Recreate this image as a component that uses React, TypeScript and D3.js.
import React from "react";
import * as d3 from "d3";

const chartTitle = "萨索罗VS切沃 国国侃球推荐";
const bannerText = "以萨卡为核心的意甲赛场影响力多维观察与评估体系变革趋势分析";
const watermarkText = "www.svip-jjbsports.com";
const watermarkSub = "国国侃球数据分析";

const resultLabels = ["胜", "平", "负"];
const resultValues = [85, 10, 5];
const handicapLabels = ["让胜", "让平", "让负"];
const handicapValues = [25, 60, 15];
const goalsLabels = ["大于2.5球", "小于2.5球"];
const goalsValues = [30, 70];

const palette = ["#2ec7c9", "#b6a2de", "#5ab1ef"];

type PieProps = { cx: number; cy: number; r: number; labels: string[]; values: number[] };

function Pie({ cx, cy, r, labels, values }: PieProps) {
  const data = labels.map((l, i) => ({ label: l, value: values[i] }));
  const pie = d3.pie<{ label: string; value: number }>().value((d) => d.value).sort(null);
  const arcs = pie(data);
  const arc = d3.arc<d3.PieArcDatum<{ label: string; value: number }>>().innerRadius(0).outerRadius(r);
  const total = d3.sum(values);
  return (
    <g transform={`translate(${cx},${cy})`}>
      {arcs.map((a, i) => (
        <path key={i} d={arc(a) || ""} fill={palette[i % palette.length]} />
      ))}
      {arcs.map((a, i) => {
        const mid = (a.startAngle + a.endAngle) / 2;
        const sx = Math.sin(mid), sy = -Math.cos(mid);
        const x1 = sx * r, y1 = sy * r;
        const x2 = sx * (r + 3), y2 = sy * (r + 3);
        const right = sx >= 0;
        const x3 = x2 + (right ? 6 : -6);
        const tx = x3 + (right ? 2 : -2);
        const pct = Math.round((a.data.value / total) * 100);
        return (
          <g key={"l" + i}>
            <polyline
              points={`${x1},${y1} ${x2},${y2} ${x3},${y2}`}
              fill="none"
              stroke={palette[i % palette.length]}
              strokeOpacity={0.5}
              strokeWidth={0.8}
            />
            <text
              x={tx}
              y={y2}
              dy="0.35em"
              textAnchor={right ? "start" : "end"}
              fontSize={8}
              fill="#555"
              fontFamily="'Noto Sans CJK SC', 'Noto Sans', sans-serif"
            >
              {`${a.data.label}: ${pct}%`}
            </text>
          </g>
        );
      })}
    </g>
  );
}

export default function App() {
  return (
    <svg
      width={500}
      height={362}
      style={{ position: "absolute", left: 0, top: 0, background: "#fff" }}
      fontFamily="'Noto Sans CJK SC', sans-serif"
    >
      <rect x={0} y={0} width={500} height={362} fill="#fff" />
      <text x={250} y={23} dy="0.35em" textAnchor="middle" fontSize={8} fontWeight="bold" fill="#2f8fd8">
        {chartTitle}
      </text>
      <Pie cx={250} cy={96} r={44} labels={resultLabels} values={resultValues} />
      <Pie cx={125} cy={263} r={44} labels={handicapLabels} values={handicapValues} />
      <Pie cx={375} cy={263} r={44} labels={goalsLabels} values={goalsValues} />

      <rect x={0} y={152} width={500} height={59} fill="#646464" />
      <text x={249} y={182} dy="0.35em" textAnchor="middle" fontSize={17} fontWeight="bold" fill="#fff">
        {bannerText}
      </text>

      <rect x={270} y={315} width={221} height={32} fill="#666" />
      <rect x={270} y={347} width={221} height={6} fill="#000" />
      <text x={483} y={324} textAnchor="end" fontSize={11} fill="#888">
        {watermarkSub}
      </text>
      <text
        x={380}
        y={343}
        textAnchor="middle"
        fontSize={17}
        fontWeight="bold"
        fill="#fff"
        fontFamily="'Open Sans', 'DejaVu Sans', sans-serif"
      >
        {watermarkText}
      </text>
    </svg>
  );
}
* * *
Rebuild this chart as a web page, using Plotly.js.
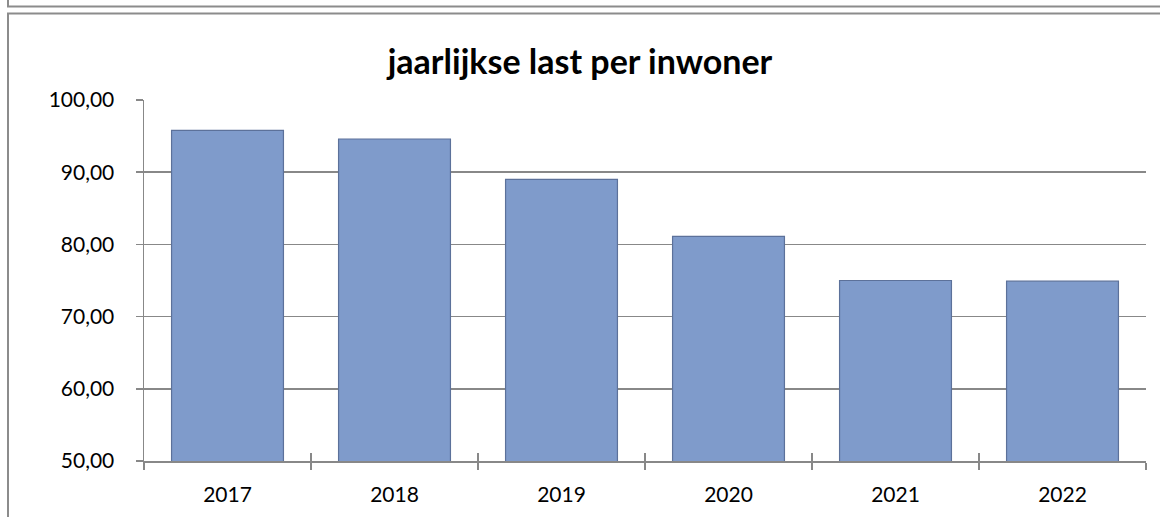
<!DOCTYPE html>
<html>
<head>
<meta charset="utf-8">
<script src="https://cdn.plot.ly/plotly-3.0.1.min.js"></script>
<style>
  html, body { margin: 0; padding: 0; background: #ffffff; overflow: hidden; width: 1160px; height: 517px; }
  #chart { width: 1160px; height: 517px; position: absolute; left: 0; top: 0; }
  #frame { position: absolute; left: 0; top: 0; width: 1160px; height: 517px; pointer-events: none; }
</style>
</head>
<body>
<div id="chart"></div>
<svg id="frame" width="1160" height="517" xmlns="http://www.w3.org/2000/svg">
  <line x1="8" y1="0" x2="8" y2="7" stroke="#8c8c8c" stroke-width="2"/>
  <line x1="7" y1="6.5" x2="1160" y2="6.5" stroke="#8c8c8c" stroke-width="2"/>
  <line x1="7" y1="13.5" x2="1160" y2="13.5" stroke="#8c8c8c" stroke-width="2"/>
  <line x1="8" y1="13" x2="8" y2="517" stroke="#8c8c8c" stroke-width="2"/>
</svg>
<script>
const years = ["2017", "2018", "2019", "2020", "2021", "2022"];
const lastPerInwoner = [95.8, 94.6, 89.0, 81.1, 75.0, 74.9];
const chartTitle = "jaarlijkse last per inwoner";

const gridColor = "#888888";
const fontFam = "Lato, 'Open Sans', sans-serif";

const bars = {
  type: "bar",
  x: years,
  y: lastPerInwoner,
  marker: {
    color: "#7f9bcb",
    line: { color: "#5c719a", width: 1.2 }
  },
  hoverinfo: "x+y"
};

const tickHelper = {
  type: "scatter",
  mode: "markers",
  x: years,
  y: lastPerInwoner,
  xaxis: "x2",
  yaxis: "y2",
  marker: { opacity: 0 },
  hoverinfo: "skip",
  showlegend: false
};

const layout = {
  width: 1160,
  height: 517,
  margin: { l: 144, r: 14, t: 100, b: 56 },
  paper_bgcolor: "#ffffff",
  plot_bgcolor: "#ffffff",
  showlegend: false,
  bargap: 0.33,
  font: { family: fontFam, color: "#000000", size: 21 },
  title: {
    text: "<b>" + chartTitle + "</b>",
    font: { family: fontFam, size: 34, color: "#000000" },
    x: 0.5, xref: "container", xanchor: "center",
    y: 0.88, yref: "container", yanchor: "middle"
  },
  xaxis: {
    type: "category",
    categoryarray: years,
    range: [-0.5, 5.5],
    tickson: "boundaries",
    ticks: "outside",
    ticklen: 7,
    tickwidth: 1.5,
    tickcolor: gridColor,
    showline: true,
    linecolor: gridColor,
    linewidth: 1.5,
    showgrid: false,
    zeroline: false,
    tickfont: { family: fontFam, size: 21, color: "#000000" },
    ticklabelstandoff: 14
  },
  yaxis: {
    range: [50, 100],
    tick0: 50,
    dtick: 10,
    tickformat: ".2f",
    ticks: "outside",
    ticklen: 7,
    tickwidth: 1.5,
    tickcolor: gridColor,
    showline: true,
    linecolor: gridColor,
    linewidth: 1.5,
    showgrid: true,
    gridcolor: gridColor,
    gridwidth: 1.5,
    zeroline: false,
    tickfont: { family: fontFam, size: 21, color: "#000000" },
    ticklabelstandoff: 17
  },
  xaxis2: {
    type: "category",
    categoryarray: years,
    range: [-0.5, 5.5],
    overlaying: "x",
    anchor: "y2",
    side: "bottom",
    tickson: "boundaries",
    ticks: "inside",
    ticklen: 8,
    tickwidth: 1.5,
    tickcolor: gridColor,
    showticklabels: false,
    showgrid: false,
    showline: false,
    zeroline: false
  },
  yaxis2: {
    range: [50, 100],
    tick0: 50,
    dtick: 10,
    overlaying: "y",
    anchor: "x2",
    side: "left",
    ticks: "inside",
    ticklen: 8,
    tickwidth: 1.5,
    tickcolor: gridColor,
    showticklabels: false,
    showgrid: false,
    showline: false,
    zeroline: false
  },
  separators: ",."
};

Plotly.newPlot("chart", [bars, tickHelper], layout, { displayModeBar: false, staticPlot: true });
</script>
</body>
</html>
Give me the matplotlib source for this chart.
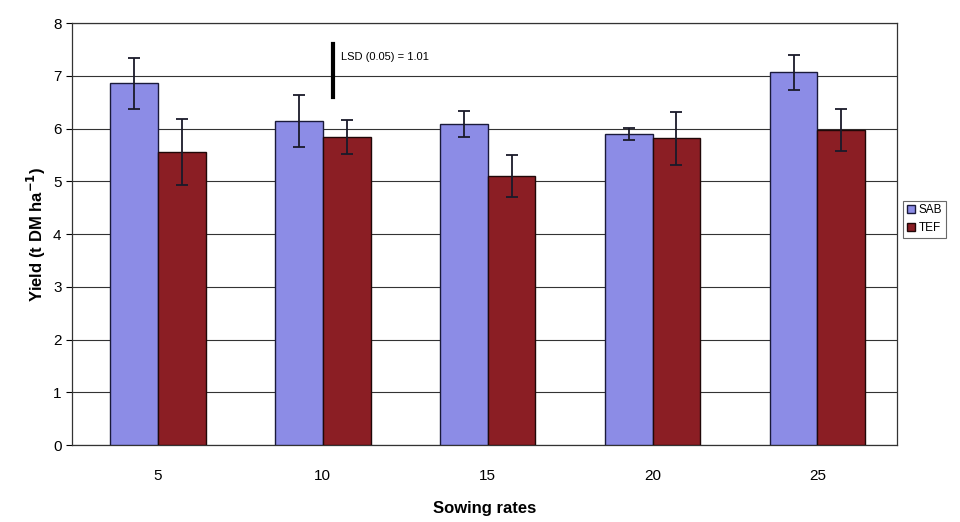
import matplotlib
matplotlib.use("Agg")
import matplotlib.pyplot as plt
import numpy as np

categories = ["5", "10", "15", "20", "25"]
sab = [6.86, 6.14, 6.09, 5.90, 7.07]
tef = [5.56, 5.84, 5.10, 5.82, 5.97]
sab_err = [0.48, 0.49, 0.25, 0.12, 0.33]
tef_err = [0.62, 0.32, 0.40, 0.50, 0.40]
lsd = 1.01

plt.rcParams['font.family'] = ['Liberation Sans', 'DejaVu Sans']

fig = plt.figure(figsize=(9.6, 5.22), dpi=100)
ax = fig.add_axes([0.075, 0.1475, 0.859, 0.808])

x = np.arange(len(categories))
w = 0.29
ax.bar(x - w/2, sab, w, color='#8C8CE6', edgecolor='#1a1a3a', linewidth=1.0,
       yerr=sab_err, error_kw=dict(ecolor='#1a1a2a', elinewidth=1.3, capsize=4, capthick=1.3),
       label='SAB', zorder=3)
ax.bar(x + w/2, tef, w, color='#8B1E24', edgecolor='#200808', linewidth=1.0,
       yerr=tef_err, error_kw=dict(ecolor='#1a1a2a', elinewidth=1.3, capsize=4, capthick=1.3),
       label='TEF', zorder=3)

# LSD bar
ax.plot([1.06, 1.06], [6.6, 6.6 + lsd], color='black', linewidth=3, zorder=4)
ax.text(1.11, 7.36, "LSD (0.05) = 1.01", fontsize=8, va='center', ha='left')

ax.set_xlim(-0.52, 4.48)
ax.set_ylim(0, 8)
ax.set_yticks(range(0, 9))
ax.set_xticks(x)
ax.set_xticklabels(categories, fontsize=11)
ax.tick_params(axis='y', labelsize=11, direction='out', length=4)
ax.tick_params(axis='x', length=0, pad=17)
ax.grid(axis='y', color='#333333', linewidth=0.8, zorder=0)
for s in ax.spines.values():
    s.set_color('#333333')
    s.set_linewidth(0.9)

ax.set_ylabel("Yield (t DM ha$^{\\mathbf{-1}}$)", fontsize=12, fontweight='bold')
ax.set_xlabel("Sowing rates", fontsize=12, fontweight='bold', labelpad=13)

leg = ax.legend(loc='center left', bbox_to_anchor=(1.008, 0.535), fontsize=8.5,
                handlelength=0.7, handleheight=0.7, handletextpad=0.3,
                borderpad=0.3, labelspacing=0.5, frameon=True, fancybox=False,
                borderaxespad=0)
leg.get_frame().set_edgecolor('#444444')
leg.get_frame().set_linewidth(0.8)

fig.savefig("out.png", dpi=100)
* * *
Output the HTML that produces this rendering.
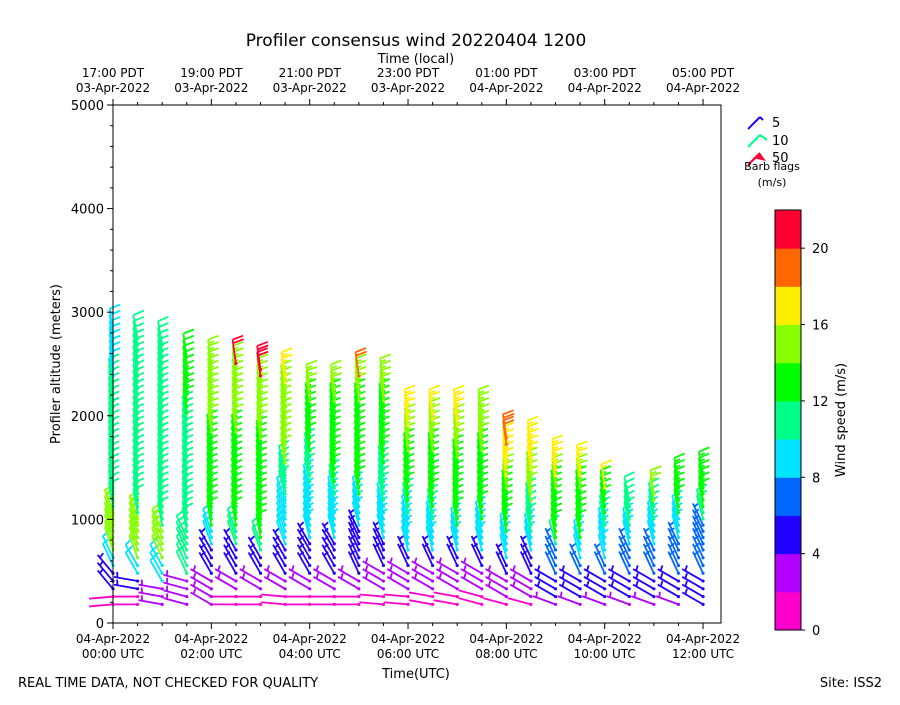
* * *
## INSTRUCTIONS FOR THE TASK
Retype, exactly and in full, the lines above from the one containing "Recreate this image" through the one containing "number; cy: number;".

## EXERCISE RESULT
Recreate this image as a component that uses React, TypeScript and D3.js.
import React from "react";
import * as d3 from "d3";

const chartTitle = "萨索罗VS切沃 国国侃球推荐";
const bannerText = "以萨卡为核心的意甲赛场影响力多维观察与评估体系变革趋势分析";
const watermarkText = "www.svip-jjbsports.com";
const watermarkSub = "国国侃球数据分析";

const resultLabels = ["胜", "平", "负"];
const resultValues = [85, 10, 5];
const handicapLabels = ["让胜", "让平", "让负"];
const handicapValues = [25, 60, 15];
const goalsLabels = ["大于2.5球", "小于2.5球"];
const goalsValues = [30, 70];

const palette = ["#2ec7c9", "#b6a2de", "#5ab1ef"];

type PieProps = { cx: number; cy: number; r: number; labels: string[]; values: number[] };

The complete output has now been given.